• _WRITTEN PROBLEM_
Reproduce exactly, with no pictures, each line from the opening of the material down through the line containing "spec_ticktext = [str(v)".

══ SUPPLIED DATA

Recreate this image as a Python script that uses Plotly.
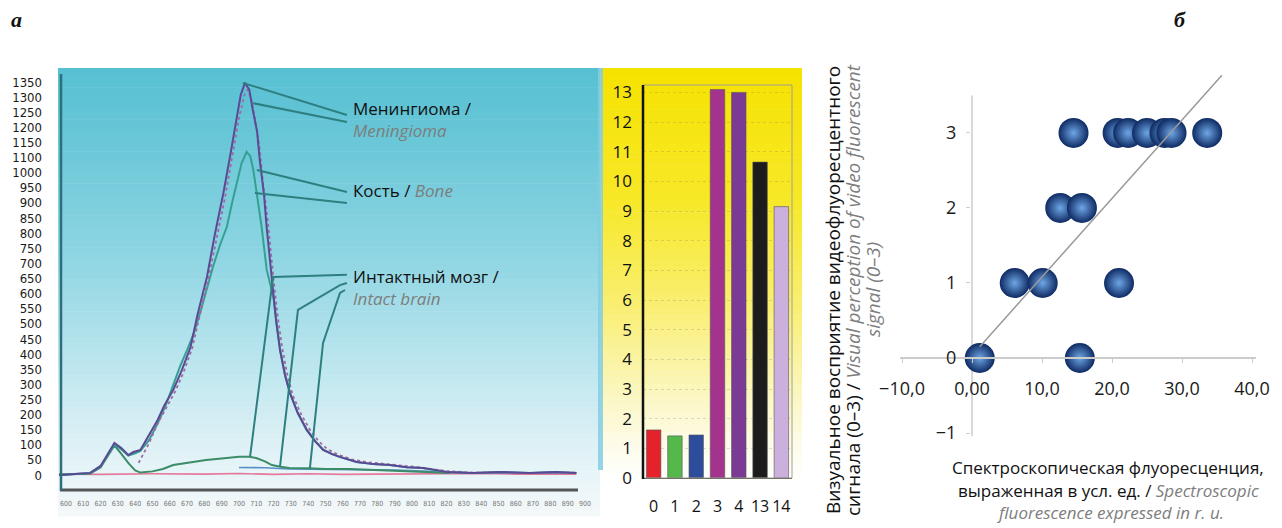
import plotly.graph_objects as go

W, H = 1282, 528
FONT = "Open Sans, Noto Sans, sans-serif"
GRAY_IT = "#7d7d7d"

# ---------------- Panel а : fluorescence spectra ----------------
wl_ticks = list(range(600, 901, 10))
spec_tickvals = list(range(0, 1301, 50))
spec_ticktext = [str(v) for v in range(0, 1001, 50)] + ["1100", "1150", "1200", "1250", "1300", "1350"]

men_wl = [596, 598, 605, 614, 620, 624, 628, 632, 636, 639, 643, 647, 653, 657, 662, 667, 672, 676, 681.5, 686,
          691, 695, 699, 701, 703.5, 706, 708, 710.5, 712, 714.5, 716, 718, 719.7, 721.4, 723.7, 726.6, 729.5,
          734, 739.3, 744, 748.6, 753.8, 758.4, 768, 777.5, 787.3, 797, 806.4, 813.3, 820, 835, 851, 868, 883, 895]
men_val = [0, 0, 3, 7, 30, 66, 106, 89, 66, 76, 83, 122, 182, 232, 281, 347, 423, 529, 655, 794,
           933, 1059, 1184, 1257, 1297, 1274, 1207, 1135, 1042, 926, 820, 711, 602, 513, 413, 331, 271,
           205, 149, 112, 83, 69, 60, 43, 36, 33, 26, 23, 17, 10, 7, 10, 7, 10, 7]

men2_wl = [642, 648, 653, 658, 663, 668, 673, 677, 682, 687, 692, 696, 700, 703, 705, 707, 709.5, 712, 714,
           716.5, 718.5, 720.5, 722.5, 725, 728, 731, 736, 741, 746, 751, 757, 765, 775, 790, 805, 820, 835,
           850, 870, 895]
men2_val = [40, 105, 170, 225, 275, 340, 420, 520, 640, 780, 920, 1050, 1180, 1255, 1275, 1245, 1175, 1080,
            960, 850, 730, 620, 520, 420, 330, 265, 200, 150, 112, 86, 68, 52, 42, 33, 25, 13, 8, 8, 6, 8]

bone_wl = [596, 606, 614, 620, 624, 628, 632, 636, 640, 643, 648, 653, 658, 662, 666, 670, 674, 677.5, 681,
           685, 689, 693, 696, 698.6, 701.5, 704.4, 706.5, 708.3, 710.2, 713.1, 716, 718, 720, 722, 724,
           726.6, 729.5, 734, 739, 744, 749, 754, 758, 768, 778, 787, 797, 806, 813, 820, 835, 851, 868, 883, 895]
bone_val = [0, 3, 6, 28, 62, 100, 85, 64, 72, 80, 115, 170, 235, 300, 360, 413, 470, 535, 605,
            689, 760, 821, 900, 965, 1031, 1069, 1055, 1009, 933, 821, 680, 630, 585, 490, 410,
            331, 271, 205, 149, 112, 83, 69, 60, 43, 36, 33, 26, 23, 17, 10, 7, 10, 7, 10, 7]

brain_wl = [596, 606, 614, 620, 624, 628, 632, 636, 640, 643, 650, 656, 662, 670, 681, 690, 700, 706, 710,
            715, 719, 724, 729, 740, 750, 764, 780, 798, 810, 822]
brain_val = [2, 3, 5, 25, 60, 98, 70, 40, 15, 8, 12, 20, 33, 40, 50, 55, 60, 60, 56,
             45, 33, 27, 23, 22, 20, 20, 17, 13, 10, 7]

brain2_wl = [700, 715, 729, 750, 770, 790, 810, 830, 850, 895]
brain2_val = [25, 24, 20, 19, 18, 16, 12, 8, 7, 7]

base_wl = [596, 620, 650, 680, 700, 720, 740, 760, 780, 800, 820, 840, 860, 880, 895]
base_val = [3, 2, 4, 3, 5, 2, 4, 2, 3, 4, 3, 5, 3, 4, 3]

# ---------------- Bar chart ----------------
bar_cats = ["0", "1", "2", "3", "4", "13", "14"]
bar_vals = [1.62, 1.42, 1.45, 13.1, 13.0, 10.65, 9.15]
bar_colors = ["#e3222c", "#55b84a", "#2d4d9c", "#a3338c", "#7b3b95", "#1c1c1c", "#cbb0de"]
bar_ticks = list(range(0, 14))

# ---------------- Panel б : scatter ----------------
sc_x = [1.1, 15.4, 6.1, 10.1, 21.0, 12.6, 15.7, 14.5, 20.8, 22.3, 25.0, 27.5, 28.5, 33.6]
sc_y = [0, 0, 1, 1, 1, 2, 2, 3, 3, 3, 3, 3, 3, 3]
trend_x = [1.1, 35.7]
trend_y = [0.15, 3.77]
sc_xticks = [-10, 0, 10, 20, 30, 40]
sc_xticktext = ["\u221210,0", "0,00", "10,0", "20,0", "30,0", "40,0"]
sc_yticks = [-1, 0, 1, 2, 3]
sc_yticktext = ["\u22121", "0", "1", "2", "3"]


def px(x):
    return x / W


def py(y):
    return 1 - y / H


fig = go.Figure()

# spectra traces
fig.add_trace(go.Scatter(x=base_wl, y=base_val, mode="lines", line=dict(color="#e6789a", width=1.6),
                         xaxis="x", yaxis="y"))
fig.add_trace(go.Scatter(x=brain2_wl, y=brain2_val, mode="lines", line=dict(color="#5b8fc7", width=1.6),
                         xaxis="x", yaxis="y"))
fig.add_trace(go.Scatter(x=brain_wl, y=brain_val, mode="lines", line=dict(color="#3d8c68", width=2),
                         xaxis="x", yaxis="y"))
fig.add_trace(go.Scatter(x=bone_wl, y=bone_val, mode="lines", line=dict(color="#35a092", width=2),
                         xaxis="x", yaxis="y"))
fig.add_trace(go.Scatter(x=men2_wl, y=men2_val, mode="lines", line=dict(color="#a06a9e", width=1.8, dash="dot"),
                         xaxis="x", yaxis="y"))
fig.add_trace(go.Scatter(x=men_wl, y=men_val, mode="lines", line=dict(color="#5a4a95", width=2),
                         xaxis="x", yaxis="y"))

# bars
fig.add_trace(go.Bar(x=bar_cats, y=bar_vals, marker=dict(color=bar_colors, line=dict(color="#555", width=0.6)),
                     width=0.68, xaxis="x2", yaxis="y2"))

# scatter
fig.add_trace(go.Scatter(x=sc_x, y=sc_y, mode="markers", xaxis="x3", yaxis="y3",
                         marker=dict(size=30, color="#0e2a62", line=dict(width=0),
                                     gradient=dict(type="radial", color="#6ea6e6"))))
fig.add_trace(go.Scatter(x=trend_x, y=trend_y, mode="lines", xaxis="x3", yaxis="y3",
                         line=dict(color="#9a9a9a", width=1.5)))

shapes = []


def gradient(x0, x1, stops, n):
    ys, ye = stops[0][0], stops[-1][0]
    for i in range(n):
        ya = ys + (ye - ys) * i / n
        yb = ys + (ye - ys) * (i + 1) / n
        ym = (ya + yb) / 2
        for j in range(len(stops) - 1):
            if stops[j][0] <= ym <= stops[j + 1][0]:
                t = (ym - stops[j][0]) / (stops[j + 1][0] - stops[j][0])
                c = [round(stops[j][1][k] + (stops[j + 1][1][k] - stops[j][1][k]) * t) for k in range(3)]
                break
        shapes.append(dict(type="rect", xref="paper", yref="paper", x0=px(x0), x1=px(x1),
                           y0=py(yb + 0.6), y1=py(ya), fillcolor="rgb(%d,%d,%d)" % tuple(c),
                           line=dict(width=0), layer="below"))


gradient(58, 600, [(68, (86, 192, 210)), (150, (108, 200, 216)), (250, (140, 212, 226)),
                   (350, (182, 228, 237)), (430, (216, 239, 244)), (480, (233, 245, 248)),
                   (516, (244, 248, 249))], 70)
gradient(600, 802, [(68, (246, 226, 0)), (200, (247, 232, 40)), (300, (249, 238, 110)),
                    (380, (251, 245, 180)), (440, (253, 251, 230)), (480, (255, 255, 255))], 60)
shapes.append(dict(type="rect", xref="paper", yref="paper", x0=px(598), x1=px(603), y0=py(470), y1=py(68),
                   fillcolor="rgba(130,205,228,0.85)", line=dict(width=0), layer="below"))

# spectrum axis lines
shapes.append(dict(type="line", xref="paper", yref="paper", x0=px(60), x1=px(578), y0=py(490), y1=py(490),
                   line=dict(color="#555555", width=3)))
shapes.append(dict(type="line", xref="paper", yref="paper", x0=px(61), x1=px(61), y0=py(491), y1=py(74),
                   line=dict(color="#2d6f7a", width=2.5)))

# bar chart frame
shapes.append(dict(type="rect", xref="paper", yref="paper", x0=px(643), x1=px(792), y0=py(478), y1=py(85),
                   line=dict(color="#a0a090", width=1)))
shapes.append(dict(type="line", xref="paper", yref="paper", x0=px(643), x1=px(643), y0=py(479), y1=py(85),
                   line=dict(color="#111111", width=2.5)))

# scatter vertical axis line
shapes.append(dict(type="line", xref="x3", yref="y3", x0=0, x1=0, y0=-1.04, y1=3.5,
                   line=dict(color="#cccccc", width=1.5), layer="below"))

# leader lines (data coords of spectrum panel)
LEAD = dict(color="#2e7f80", width=2)
leaders = [
    [(702.3, 1297), (762.4, 1191)],
    [(708.1, 1230), (762.4, 1168)],
    [(710.4, 1009), (762.4, 936)],
    [(709.2, 933), (762.4, 900)],
    [(706.4, 60), (719.7, 655), (762.4, 662)],
    [(723.7, 27), (734.1, 546), (758.4, 628), (762.4, 635)],
    [(741.0, 23), (748.6, 437), (758.4, 602), (761.3, 612)],
]
for pts in leaders:
    path = "M " + " L ".join("%s,%s" % p for p in pts)
    shapes.append(dict(type="path", xref="x", yref="y", path=path, line=LEAD))

ann = []


def text(x, y, s, size, anchor="left", angle=0, color="#111111", fam=FONT):
    ann.append(dict(x=px(x), y=py(y), xref="paper", yref="paper", text=s, showarrow=False,
                    xanchor=anchor, yanchor="middle", textangle=angle,
                    font=dict(family=fam, size=size, color=color)))


gspan = "<i><span style='color:%s'>%s</span></i>"
text(351, 109, "Менингиома /", 17)
text(351, 131, gspan % (GRAY_IT, "Meningioma"), 17)
text(351, 190, "Кость / " + gspan % (GRAY_IT, "Bone"), 17)
text(351, 276, "Интактный мозг /", 17)
text(351, 298, gspan % (GRAY_IT, "Intact brain"), 17)

# panel б axis titles
text(833, 290, "Визуальное восприятие видеофлуоресцентного", 19, anchor="center", angle=-90)
text(853, 290, "сигнала (0–3) / " + gspan % (GRAY_IT, "Visual perception of video fluorescent"), 19,
     anchor="center", angle=-90)
text(873, 290, gspan % (GRAY_IT, "signal (0–3)"), 19, anchor="center", angle=-90)

text(1108, 467, "Спектроскопическая флуоресценция,", 17, anchor="center")
text(1108, 490, "выраженная в усл. ед. / " + gspan % (GRAY_IT, "Spectroscopic"), 17, anchor="center")
text(1110, 512, gspan % (GRAY_IT, "fluorescence expressed in r. u."), 17, anchor="center")

# panel letters
text(16, 19, "<b><i>а</i></b>", 22, anchor="center", fam="Liberation Serif, DejaVu Serif, serif")
text(1180, 19, "<b><i>б</i></b>", 22, anchor="center", fam="Liberation Serif, DejaVu Serif, serif")

fig.update_layout(
    width=W, height=H, autosize=False,
    margin=dict(l=0, r=0, t=0, b=0, autoexpand=False),
    paper_bgcolor="white", plot_bgcolor="rgba(0,0,0,0)",
    showlegend=False, bargap=0.3,
    shapes=shapes, annotations=ann,
    xaxis=dict(domain=[px(58), px(590)], range=[595.4, 902.9], anchor="y", automargin=False,
               tickmode="array", tickvals=wl_ticks, ticktext=[str(v) for v in wl_ticks], tickangle=0,
               tickfont=dict(family="Liberation Sans Narrow, DejaVu Sans Condensed, " + FONT, size=7, color="#777777"),
               ticks="", ticklabelstandoff=8, showgrid=False, zeroline=False, showline=False),
    yaxis=dict(domain=[py(490), py(68)], range=[-49.6, 1346.3], anchor="x", automargin=False,
               tickmode="array", tickvals=spec_tickvals, ticktext=spec_ticktext,
               tickfont=dict(family="Liberation Sans Narrow, DejaVu Sans Condensed, " + FONT, size=13, color="#1a1a1a"),
               ticks="", ticklabelstandoff=15, showgrid=False, zeroline=False, showline=False),
    xaxis2=dict(domain=[px(643), px(792)], anchor="y2", type="category", automargin=False, tickangle=0,
                tickfont=dict(family=FONT, size=16, color="#111111"), ticks="", ticklabelstandoff=14,
                showgrid=False, zeroline=False, showline=True, linecolor="#444444", linewidth=1),
    yaxis2=dict(domain=[py(478), py(85)], range=[0, 13.25], anchor="x2", automargin=False,
                tickmode="array", tickvals=bar_ticks,
                tickfont=dict(family=FONT, size=17, color="#111111"), ticks="", ticklabelstandoff=10,
                showgrid=True, gridcolor="rgba(120,120,90,0.25)", griddash="dot", gridwidth=1,
                zeroline=False, showline=False),
    xaxis3=dict(domain=[px(900), px(1256)], range=[-10.29, 40.57], anchor="free", position=py(358),
                automargin=False, tickangle=0,
                tickmode="array", tickvals=sc_xticks, ticktext=sc_xticktext,
                tickfont=dict(family=FONT, size=18, color="#1a1a1a"),
                ticks="outside", ticklen=4, tickcolor="#cccccc", ticklabelstandoff=11,
                showgrid=False, zeroline=False, showline=True, linecolor="#cccccc", linewidth=1.5),
    yaxis3=dict(domain=[py(436), py(75)], range=[-1.04, 3.773], anchor="free", position=px(970),
                automargin=False,
                tickmode="array", tickvals=sc_yticks, ticktext=sc_yticktext,
                tickfont=dict(family=FONT, size=18, color="#1a1a1a"),
                ticks="outside", ticklen=4, tickcolor="#cccccc", ticklabelstandoff=6,
                showgrid=False, zeroline=False, showline=False),
)

fig.write_html("out.html", config={"displayModeBar": False},
               post_script="document.body.style.margin='0px';document.body.style.padding='0px';")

════

• _WRITTEN REPLY_
Recreate this image as a Python script that uses Plotly.
import plotly.graph_objects as go

W, H = 1282, 528
FONT = "Open Sans, Noto Sans, sans-serif"
GRAY_IT = "#7d7d7d"

# ---------------- Panel а : fluorescence spectra ----------------
wl_ticks = list(range(600, 901, 10))
spec_tickvals = list(range(0, 1301, 50))
spec_ticktext = [str(v) for v in range(0, 1001, 50)] + ["1100", "1150", "1200", "1250", "1300", "1350"]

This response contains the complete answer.